Blog

Ocean Currents

Fishing in a Future of Climate Change

The Pacific Fishery Management Council is exploring new ways to manage fish in a future full of variability

Lingcod
Lingcod hiding motionless on a reef. California, Point Lobos State Reserve. November 22, 2005. © NOAA/Lt. John Crofts

Rich Lincoln is serving his third term as a sitting member of the Pacific Fishery Management Council, which is headquartered in Portland, Oregon. He is Founder and Senior Advisor of Ocean Outcomes, an international non-profit that specializes in working with communities and industry to improve the sustainability of globally significant fisheries.

The Pacific Fishery Management Council, one of the nation’s eight regional fishery management bodies, is tasked with a big job. The Council recommends management of fisheries for about 119 species off the coasts of Washington, Oregon and California to ensure that coastal communities that have relied on fishing for decades can enjoy valuable economic opportunities while still conserving these marine resources. NOAA aids the Council in this mission by providing investment and research, such as fishery stock assessments that are critical to protecting fishing opportunities for the communities the Council represents. Now, the Council is facing new and growing challenges in the face of climate change—and NOAA is arming it with the tools it needs to better prepare for the future of changing ocean conditions.

It all started in 2013, when the West Coast really started to feel the heat.

The Pacific Ocean was experiencing an unusual phenomenon in the form of a large warm nutrient-poor mass of ocean water. This anomaly—dubbed “the Blob”—greatly disrupted the Pacific marine ecosystem. Its harmful effects rippled across West Coast fisheries even as it dissipated in 2016. Thankfully, since 2012, the Council has had the benefit of receiving an annual report from NOAA that summarizes key indicators of the health of the California Current ecosystem by looking at environmental indicators, stock abundance and indicators in the food web that impact key council species. This report, called the California Current Ecosystem Integrated Assessment Report, comes from NOAA’s two science centers on the West Coast.

Still, major disruptions to the California Current ecosystem like “the Blob” leave the Pacific Council with the question of whether its current tools are sufficient to both conserve fish and provide economic opportunity for fishermen in the face of drastic environmental variability and change.
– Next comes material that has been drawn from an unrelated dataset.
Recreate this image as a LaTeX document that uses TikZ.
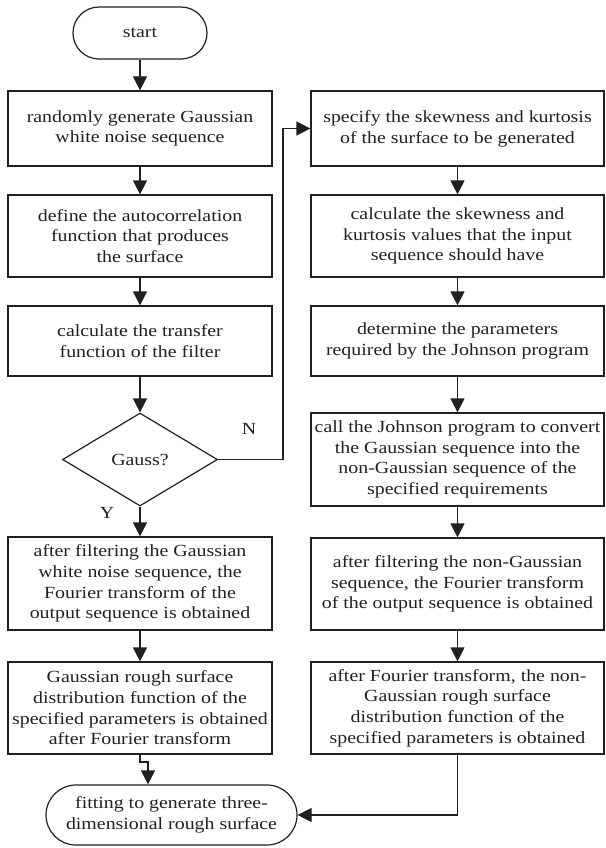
\documentclass[tikz,border=0pt]{standalone}
\usepackage{fontspec}
\setmainfont{Liberation Serif}[FakeStretch=1.17]
\usetikzlibrary{shapes.geometric,arrows.meta,calc}
\definecolor{ink}{HTML}{202020}
\begin{document}
\begin{tikzpicture}[x=1pt,y=-1pt,
  every node/.style={text=ink,font=\fontsize{17}{20.7}\selectfont},
  box/.style={draw=ink,line width=1.2pt,rectangle,align=center,inner sep=0pt},
  lbox/.style={box,minimum width=264pt},
  rbox/.style={box,minimum width=293pt},
  term/.style={draw=ink,line width=1.2pt,rectangle,rounded corners=26pt,align=center,inner sep=0pt},
  arr/.style={draw=ink,line width=1.2pt,-{Triangle[length=14pt,width=14pt]}},
  ln/.style={draw=ink,line width=1.2pt}]
\useasboundingbox (0,0) rectangle (605,848);
% left column
\node[term,minimum width=134pt,minimum height=52pt] (start) at (140,33) {start};
\node[lbox,minimum height=75pt] (b1) at (140,128.5) {randomly generate Gaussian\\white noise sequence};
\node[lbox,minimum height=82pt] (b2) at (140,236) {define the autocorrelation\\function that produces\\the surface};
\node[lbox,minimum height=70pt] (b3) at (140,341) {calculate the transfer\\function of the filter};
\node[draw=ink,line width=1.2pt,diamond,aspect=1.68,minimum width=155pt,minimum height=93pt,inner sep=0pt] (dia) at (140,459.5) {Gauss?};
\node[lbox,minimum height=93pt] (b4) at (140,583.5) {after filtering the Gaussian\\white noise sequence, the\\Fourier transform of the\\output sequence is obtained};
\node[lbox,minimum height=92pt] (b5) at (140,708) {Gaussian rough surface\\distribution function of the\\specified parameters is obtained\\after Fourier transform};
\node[term,minimum width=251pt,minimum height=60pt,rounded corners=30pt] (end) at (171.5,815) {fitting to generate three-\\dimensional rough surface};
% right column
\node[rbox,minimum height=75pt] (r1) at (457.5,128.5) {specify the skewness and kurtosis\\of the surface to be generated};
\node[rbox,minimum height=82pt] (r2) at (457.5,236) {calculate the skewness and\\kurtosis values that the input\\sequence should have};
\node[rbox,minimum height=70pt] (r3) at (457.5,341) {determine the parameters\\required by the Johnson program};
\node[rbox,minimum height=93pt] (r4) at (457.5,459.5) {call the Johnson program to convert\\the Gaussian sequence into the\\non-Gaussian sequence of the\\specified requirements};
\node[rbox,minimum height=92pt] (r5) at (457.5,584) {after filtering the non-Gaussian\\sequence, the Fourier transform\\of the output sequence is obtained};
\node[rbox,minimum height=92pt] (r6) at (457.5,708) {after Fourier transform, the non-\\Gaussian rough surface\\distribution function of the\\specified parameters is obtained};
% labels
\node (lN) at (249,429) {N};
\node (lY) at (107,513) {Y};
% connectors
\draw[arr] (start) -- (b1);
\draw[arr] (b1) -- (b2);
\draw[arr] (b2) -- (b3);
\draw[arr] (b3) -- (dia);
\draw[arr] (dia) -- (b4);
\draw[arr] (b4) -- (b5);
\draw[arr] (r1) -- (r2);
\draw[arr] (r2) -- (r3);
\draw[arr] (r3) -- (r4);
\draw[arr] (r4) -- (r5);
\draw[arr] (r5) -- (r6);
\coordinate (loopx) at (283,0);
\draw[arr] (dia.east) -- (dia.east -| loopx) -- (r1.west -| loopx) -- (r1.west);
\coordinate (j1) at (140,762);
\coordinate (j2) at (148,762);
\draw[arr] (b5.south) -- (j1) -- (j2) -- (j2 |- end.north);
\draw[arr] (r6.south) |- (end.east);
\end{tikzpicture}
\end{document}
One avenue for broaching this challenge has been through the Council’s ongoing adoption of ecosystem-based management. By thinking of the general ecosystem at large when considering management decisions, the Council takes into account different environmental factors that impact the food web and the variety of species the Council manages. The most recent initiative being undertaken as a part of the Council’s fishery ecosystem management plan is the Climate and Communities Initiative. Using scenario planning, the initiative looks at possible future ocean conditions that species may face in the California Current ecosystem 30 or 40 years from now and what new management tools may be needed to best position the Council to be proactive. NOAA’s support has been critical in getting the Climate and Communities Initiative off the ground. Resources from NOAA have helped the Council establish the core team to design the scenario planning and develop a strategy for stakeholder engagement, a crucial element of the process.

The bottom line

Without the federal resources of NOAA, both to uphold a strong management system and to think about ways to improve it, it’s hard to picture how the United States fishery management system could be a long term success. In meeting the fishery councils’ dual mission of properly conserving and providing fishery benefits from our cherished marine resources in the face of climate change, there is a clear trade-off between enhanced information from continued science investment vs. the need for more conservative, precautionary fishery management without NOAA’s continued investments. The future is full of new challenges and uncertainty. In this crucial time, NOAA’s science and support is helping the Pacific Fishery Management Council take its first steps into addressing those challenges head-on.